Posti letto ospedalieri: pochi
I posti letto negli ospedali italiani sono pochi, meno di quanti dovrebbero essere per adeguarci alla media europea. In Italia sono 3,4 ogni mille abitanti, assai meno che in Germania o Francia; di questi, secondo il Rapporto Censis Aiop, il 69% sono in nosocomi pubblici, il 31% in quelli del privato accreditato. Ma, lamenta Aiop, la ripartizione della spesa non segue queste percentuali: “La spesa pubblica ospedaliera è destinata per l’87% alle strutture pubbliche e solo per il 13% alle strutture private accreditate”. Sarebbe bene ricordare, leggendo questi numeri, che i privati non forniscono tutte le prestazioni garantite dagli ospedali pubblici, a cominciare dai pronto soccorso.
La via da seguire
La strada non può essere che quella di restituire al servizio sanitario nazionale le risorse che mancano.

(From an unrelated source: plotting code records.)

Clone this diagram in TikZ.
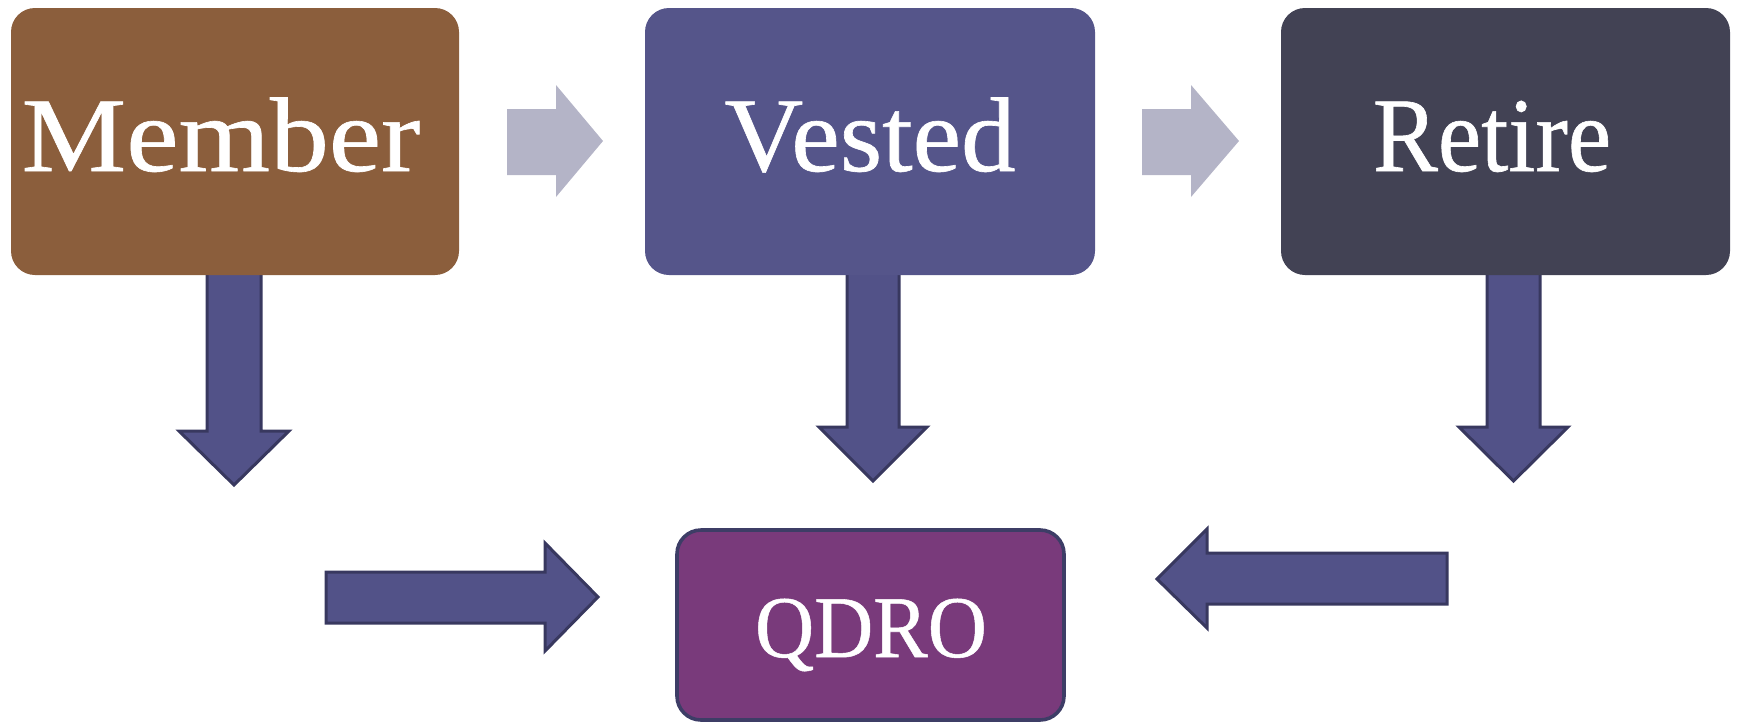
\documentclass[tikz,border=0pt]{standalone}
\usepackage{fontspec}
\setmainfont{Liberation Serif}
\newfontfamily\labelfont[FakeBold=0.6]{Liberation Serif}
\definecolor{memberfill}{HTML}{8B5E3C}
\definecolor{vestedfill}{HTML}{55558A}
\definecolor{retirefill}{HTML}{424254}
\definecolor{qdrofill}{HTML}{793A7B}
\definecolor{qdroline}{HTML}{3D3D66}
\definecolor{arrowfill}{HTML}{525288}
\definecolor{arrowline}{HTML}{38385F}
\definecolor{grayarrow}{HTML}{B4B4C7}
\tikzset{
  box/.style={rectangle, rounded corners=12pt, inner sep=0pt},
  bigtext/.style={text=white, font=\labelfont\fontsize{53}{60}\selectfont, anchor=base, inner sep=0pt},
  smalltext/.style={text=white, font=\labelfont\fontsize{44}{50}\selectfont, anchor=base, inner sep=0pt},
  blockarrow/.style={fill=arrowfill, draw=arrowline, line width=1.5pt, line join=miter},
  softarrow/.style={fill=grayarrow, draw=none},
}
\begin{document}
\begin{tikzpicture}[x=0.5pt, y=-0.5pt]
\useasboundingbox (0,0) rectangle (1739,723);
% block arrows (drawn first so the boxes cover the stem tops)
\draw[blockarrow] (207,272) -- (261,272) -- (261,431) -- (289,431) -- (234,485) -- (179,431) -- (207,431) -- cycle;
\draw[blockarrow] (847,272) -- (899,272) -- (899,427) -- (927,427) -- (873,481) -- (819,427) -- (847,427) -- cycle;
\draw[blockarrow] (1487,272) -- (1540,272) -- (1540,427) -- (1568,427) -- (1513.5,481) -- (1459,427) -- (1487,427) -- cycle;
\draw[blockarrow] (326,572) -- (545,572) -- (545,543) -- (598,597) -- (545,651) -- (545,623) -- (326,623) -- cycle;
\draw[blockarrow] (1447,553) -- (1207,553) -- (1207,529) -- (1157,579) -- (1207,628) -- (1207,604) -- (1447,604) -- cycle;
% gray arrows
\fill[softarrow] (507,109) -- (556,109) -- (556,85) -- (603,141) -- (556,197) -- (556,175) -- (507,175) -- cycle;
\fill[softarrow] (1142,109) -- (1191,109) -- (1191,85) -- (1239,141) -- (1191,197) -- (1191,175) -- (1142,175) -- cycle;
% boxes
\node[box, fill=memberfill, minimum width=224pt, minimum height=133.5pt] (member) at (235,141.5) {};
\node[box, fill=vestedfill, minimum width=225pt, minimum height=133.5pt] (vested) at (870,141.5) {};
\node[box, fill=retirefill, minimum width=224.5pt, minimum height=133.5pt] (retire) at (1505.5,141.5) {};
\node[box, fill=qdrofill, draw=qdroline, line width=1.8pt, minimum width=193.5pt, minimum height=95pt] (qdro) at (870.5,625) {};
% labels
\node[bigtext] (membertext) at (221,171) {\scalebox{1.11}[1]{Member}};
\node[bigtext] (vestedtext) at (870,171) {\scalebox{1.03}[1]{Vested}};
\node[bigtext] (retiretext) at (1492,171) {\scalebox{0.92}[1]{Retire}};
\node[smalltext] (qdrotext) at (871,657) {\scalebox{0.93}[1]{QDRO}};
\end{tikzpicture}
\end{document}
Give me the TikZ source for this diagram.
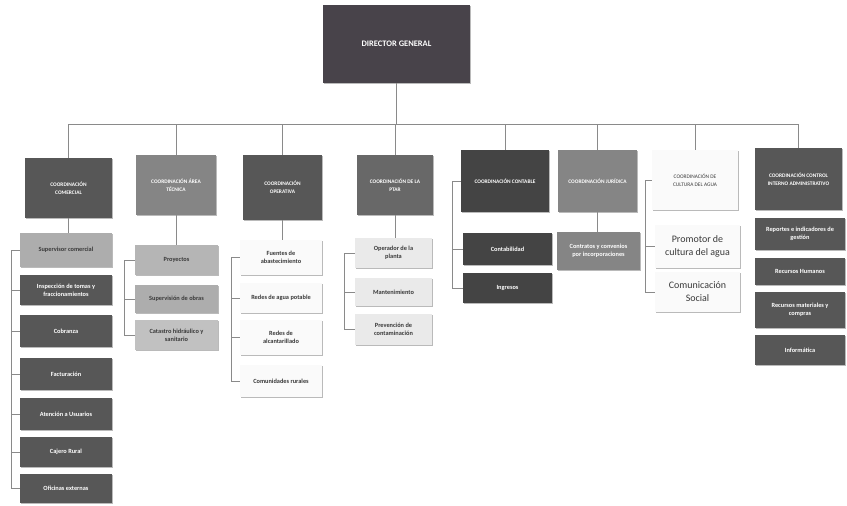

Da tempo lo chiede la Cgil: “Occorre aumentare il finanziamento pubblico, oltre a quanto già previsto, di almeno 5 miliardi l’anno per i prossimi dieci anni per garantire il potenziamento dei necessari servizi di prevenzione, ospedalieri e territoriali al fine di garantire l’erogazione uniforme dei Lea, l’accesso equo alle innovazioni e il rilancio delle politiche del personale sanitario che è quello che sta soffrendo di più”.